THE EXERCISE
Omit every image, and transcribe the remaining entries exactly as given.

* begin *

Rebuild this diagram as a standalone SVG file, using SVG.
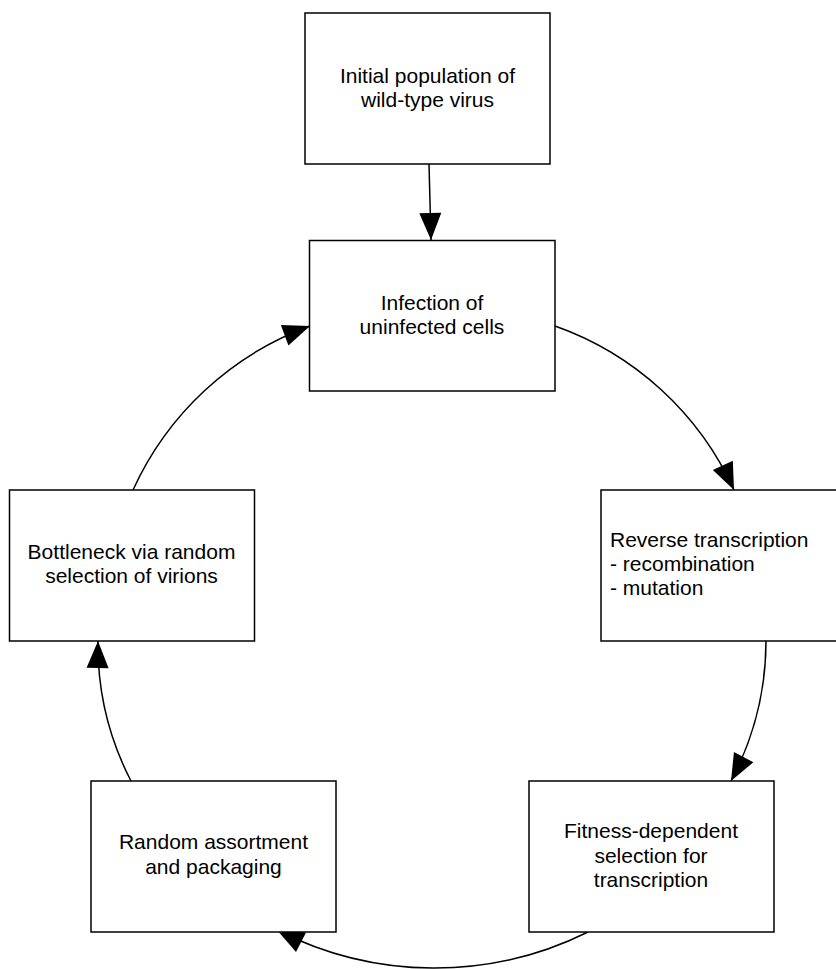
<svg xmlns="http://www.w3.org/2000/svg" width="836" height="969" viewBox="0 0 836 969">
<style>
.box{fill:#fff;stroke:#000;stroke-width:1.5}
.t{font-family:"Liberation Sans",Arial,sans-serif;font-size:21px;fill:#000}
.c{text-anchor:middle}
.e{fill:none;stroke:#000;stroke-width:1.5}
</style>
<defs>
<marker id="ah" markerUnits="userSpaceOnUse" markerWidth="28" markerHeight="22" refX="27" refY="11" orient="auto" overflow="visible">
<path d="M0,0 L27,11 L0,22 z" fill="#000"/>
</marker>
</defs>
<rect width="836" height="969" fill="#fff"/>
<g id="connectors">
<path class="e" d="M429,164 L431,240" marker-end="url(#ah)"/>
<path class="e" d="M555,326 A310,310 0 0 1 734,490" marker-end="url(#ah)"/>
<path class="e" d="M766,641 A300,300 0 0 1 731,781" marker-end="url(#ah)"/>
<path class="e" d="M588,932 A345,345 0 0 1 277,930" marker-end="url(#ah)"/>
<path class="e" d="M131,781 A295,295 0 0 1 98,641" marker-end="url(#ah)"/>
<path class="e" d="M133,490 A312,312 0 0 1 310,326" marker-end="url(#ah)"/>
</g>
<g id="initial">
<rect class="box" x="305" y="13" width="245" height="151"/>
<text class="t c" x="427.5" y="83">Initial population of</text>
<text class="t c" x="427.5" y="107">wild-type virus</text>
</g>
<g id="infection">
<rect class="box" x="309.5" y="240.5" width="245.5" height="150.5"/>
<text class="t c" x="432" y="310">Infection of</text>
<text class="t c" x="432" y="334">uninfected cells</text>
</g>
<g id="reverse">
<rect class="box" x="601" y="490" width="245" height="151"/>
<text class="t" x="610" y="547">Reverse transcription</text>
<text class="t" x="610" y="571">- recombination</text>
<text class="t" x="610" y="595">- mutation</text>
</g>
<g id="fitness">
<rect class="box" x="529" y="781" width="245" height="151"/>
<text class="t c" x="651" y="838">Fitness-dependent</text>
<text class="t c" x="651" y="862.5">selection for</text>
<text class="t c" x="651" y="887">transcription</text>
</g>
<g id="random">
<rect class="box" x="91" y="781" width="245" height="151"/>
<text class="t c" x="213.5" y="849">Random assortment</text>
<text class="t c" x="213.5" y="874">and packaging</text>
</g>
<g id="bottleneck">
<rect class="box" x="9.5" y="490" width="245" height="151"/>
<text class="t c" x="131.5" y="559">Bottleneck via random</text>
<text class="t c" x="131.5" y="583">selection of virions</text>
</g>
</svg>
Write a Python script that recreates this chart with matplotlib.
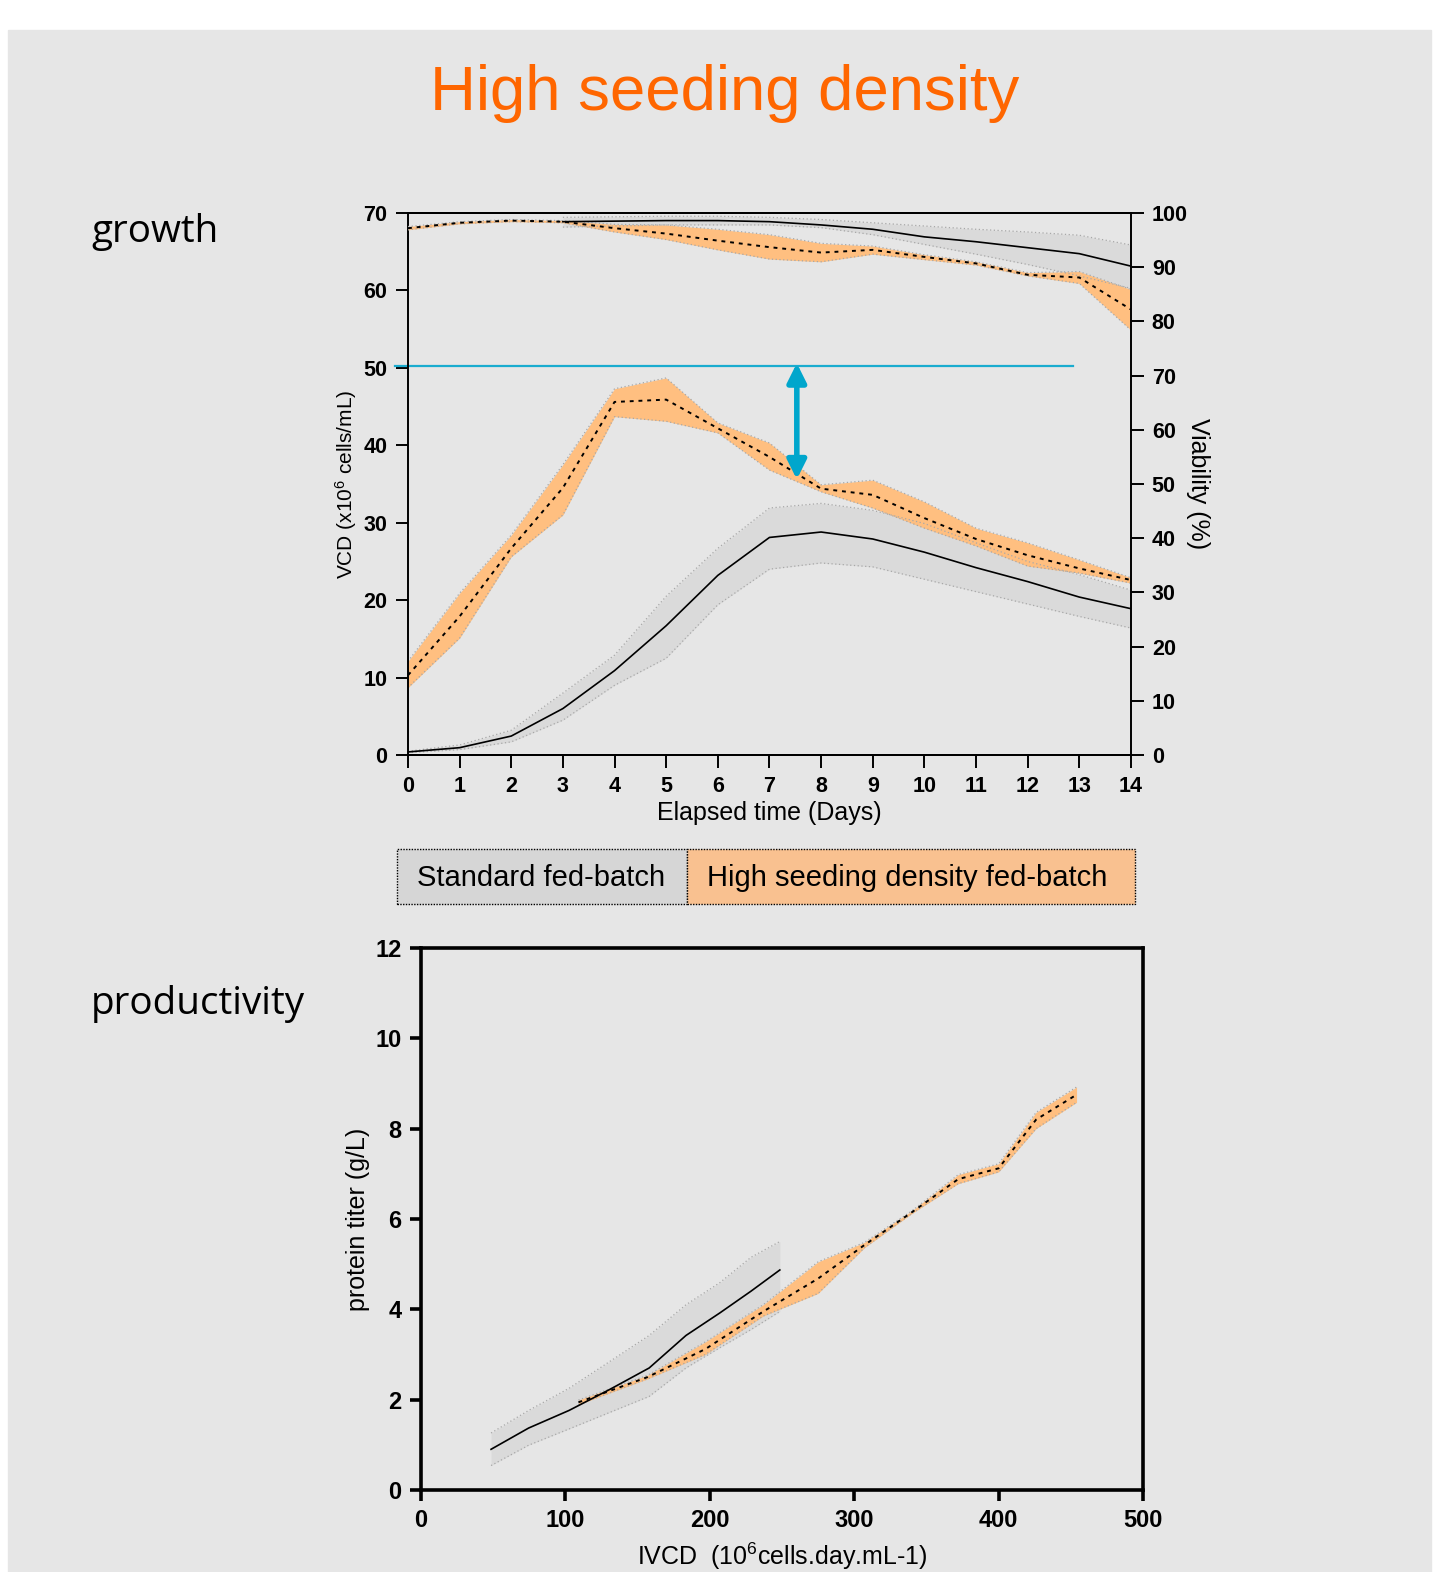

* end *

EXPECTED ANSWER
Rebuild this diagram as a standalone SVG file, using SVG.
<svg xmlns="http://www.w3.org/2000/svg" width="836" height="969" viewBox="0 0 836 969">
<style>
.box{fill:#fff;stroke:#000;stroke-width:1.5}
.t{font-family:"Liberation Sans",Arial,sans-serif;font-size:21px;fill:#000}
.c{text-anchor:middle}
.e{fill:none;stroke:#000;stroke-width:1.5}
</style>
<defs>
<marker id="ah" markerUnits="userSpaceOnUse" markerWidth="28" markerHeight="22" refX="27" refY="11" orient="auto" overflow="visible">
<path d="M0,0 L27,11 L0,22 z" fill="#000"/>
</marker>
</defs>
<rect width="836" height="969" fill="#fff"/>
<g id="connectors">
<path class="e" d="M429,164 L431,240" marker-end="url(#ah)"/>
<path class="e" d="M555,326 A310,310 0 0 1 734,490" marker-end="url(#ah)"/>
<path class="e" d="M766,641 A300,300 0 0 1 731,781" marker-end="url(#ah)"/>
<path class="e" d="M588,932 A345,345 0 0 1 277,930" marker-end="url(#ah)"/>
<path class="e" d="M131,781 A295,295 0 0 1 98,641" marker-end="url(#ah)"/>
<path class="e" d="M133,490 A312,312 0 0 1 310,326" marker-end="url(#ah)"/>
</g>
<g id="initial">
<rect class="box" x="305" y="13" width="245" height="151"/>
<text class="t c" x="427.5" y="83">Initial population of</text>
<text class="t c" x="427.5" y="107">wild-type virus</text>
</g>
<g id="infection">
<rect class="box" x="309.5" y="240.5" width="245.5" height="150.5"/>
<text class="t c" x="432" y="310">Infection of</text>
<text class="t c" x="432" y="334">uninfected cells</text>
</g>
<g id="reverse">
<rect class="box" x="601" y="490" width="245" height="151"/>
<text class="t" x="610" y="547">Reverse transcription</text>
<text class="t" x="610" y="571">- recombination</text>
<text class="t" x="610" y="595">- mutation</text>
</g>
<g id="fitness">
<rect class="box" x="529" y="781" width="245" height="151"/>
<text class="t c" x="651" y="838">Fitness-dependent</text>
<text class="t c" x="651" y="862.5">selection for</text>
<text class="t c" x="651" y="887">transcription</text>
</g>
<g id="random">
<rect class="box" x="91" y="781" width="245" height="151"/>
<text class="t c" x="213.5" y="849">Random assortment</text>
<text class="t c" x="213.5" y="874">and packaging</text>
</g>
<g id="bottleneck">
<rect class="box" x="9.5" y="490" width="245" height="151"/>
<text class="t c" x="131.5" y="559">Bottleneck via random</text>
<text class="t c" x="131.5" y="583">selection of virions</text>
</g>
</svg>
Write a Python script that recreates this chart with matplotlib.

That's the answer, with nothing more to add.